Kirton and Healy (2012) in their study of women leaders in trade unions found that giving women a voice was important so that they could be heard against a hierarchical and bureaucratic union culture, which could deter women from fully participating.


Trade unions have yet to achieve proportionality and women who work as officials face the same structural challenges to progression, equal pay and harassment that is faced by many of the women workers they represent. How can we legitimately go into employers with gender pay gap claims when our own employers have a lot to answer for in this regard?


Our own needs are often placed second to others. Women officials have a unique and powerful voice, where, if we became more organised, more connected, had training to meet our needs as women workers and as trade unionists ourselves, would be better placed to make more transformatory approaches to the advancement of women workers, whether as members or as employees in the Trade Union movement.
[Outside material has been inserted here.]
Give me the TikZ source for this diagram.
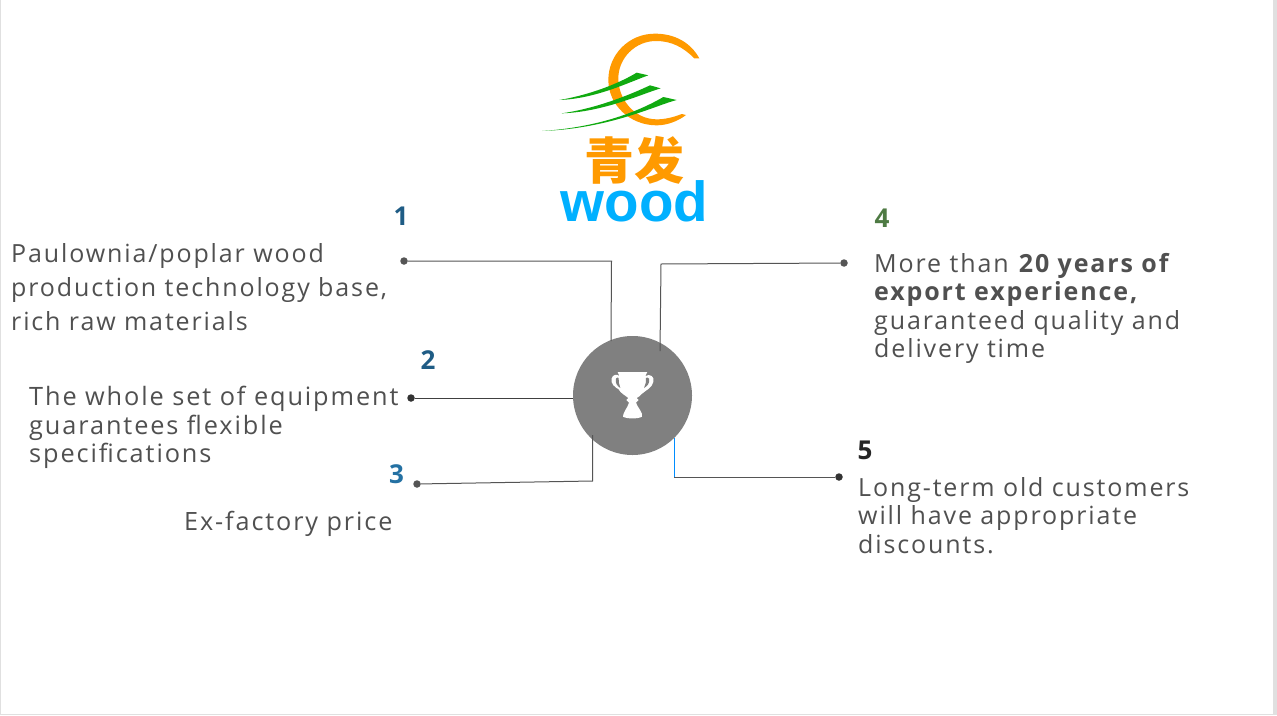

Finally, the only reason this conference has been made possible because we have received such amazing support. For example, Harriet Eisner regional TUC equalities convenor who literally kicked off at regional conference with a controversial gender pay motion that ruffled feathers but meant that they had to give us either a gender pay campaign or a women’s conference. In their mind this was the lesser of two evils, time will tell…..and Lucy Hopley, planning partner in crime who has been an amazingly supportive sister and calming voice of reason who just got on and did shit and of course all the sisters some here today along the way who have said this a really good idea, keep going.



We really want to harness this opportunity and would like the conference to be the start of setting out what our priorities actually are and give us the space to represent ourselves politically and as professionals. I really hope you take positive things away from today and you enjoy the time out in a space that’s been created just for you.